I have always had a fascination and respect for indigenous cultures worldwide. I find their "primitive" ways beyond interesting; it is their dependence on their land that gives that so much respect for it, something city dwellers have long forgotten.
The first time I went to Kon Tum, I blitzed through it on my bike, it was just a convenient stopping point for the afternoon. I went around, checked out the very few things, that was suggested online and then started speaking with a few locals. I heard about A and I was obsessed about coming back to meet him and go trekking with him.
About a year later, I finally made it back and had the best 3 days with him and the indigenous mountain folk here. A acts as your guide and translator. A is an artist, a gardener, and a humble man. He knows so much about Montagnard friends, a name originally given to this group of people by the French, because of his naughty childhood; basically as a boy, he was sent out to live with them as "punishment" because his parents didn't know what else to do with him. He developed a relationship and respect for the Montagnard and has been supporting them as much as he can through tourism and personal means.

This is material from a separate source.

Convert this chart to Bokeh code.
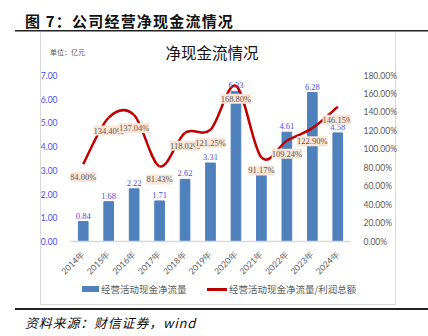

On this light trekking tour, you experience a throw back to our ancestral ways. Translated to English the Montagnard "eat the forest, and eat the mountain". You will learn about how they live off their land, work together as a community, continue to uphold traditions of their parents' parents' parents'! It truly is humbling spending time with A and the Montagnard.
Just a quick head ups - Southeast Asia is comprised of mostly "developing" nations but you will be surprised how developed everywhere is. Locals may live simply, but they live comfortably and happily.
I spent three days in Kon Tum. A day around the surrounding villages. Two days in the mountains. Here are the highlights
Spending the night with a Montagnard family
I was invited into their home with open arms. Although I do not speak their local language, A was there to answer all my questions. My night with them was just one of those nights that will stay with my forever. The other families came over and sat around drinking rice wine to stay warm, they gossiped about what was happening in nearby villages, and shared everything. The one thing I truly admired about the Montagnard was the importance of fire to them. The word for fire is Unh, and their lives revolve around fire. So in English there is cooking fire, field fire, togetherness fire, home fire, and their word and explanation for marriage fire. I don't want to butcher the story and ruin things for you, but this truly is one of those "you had to be there" kind of situations.
I accidentally ended up at a traditional indigenous wedding of the BaNar Kon Tum people. The bride was dressed like a princess. And all this wedding boiled down to was a good time. Vases of rice wine, karaoke, food and all their friends and family. My favourite touch was rice wine that came in a packaged how you would win a goldfish at a county fair. This just made me think about the contrast of local village weddings to the extravagant western and Chinese weddings I have been to. I think that this one was more fun and definitely less stressful.
Kon Tum Gong Culture
I am a big into origin stories and heritage so for me to have not heard of this; UNESCO named this a Masterpiece of the Intangible Heritage of Humanity. And once again I was brought back down to Earth when the elders of the village thought that my presence there was important enough for them to play a traditional gong number. There was met a man who was 103 years old, the oldest of the tribe and the "gong doctor", the only man who knows how to fix the sound of misshapen gongs. To say the least, this was special.
A long weekend is all it takes to make your way to Kon Tum and back. Obviously, the longer you can stay the more you can get out of you trip. But I recommend 3 days 3 nights minimum.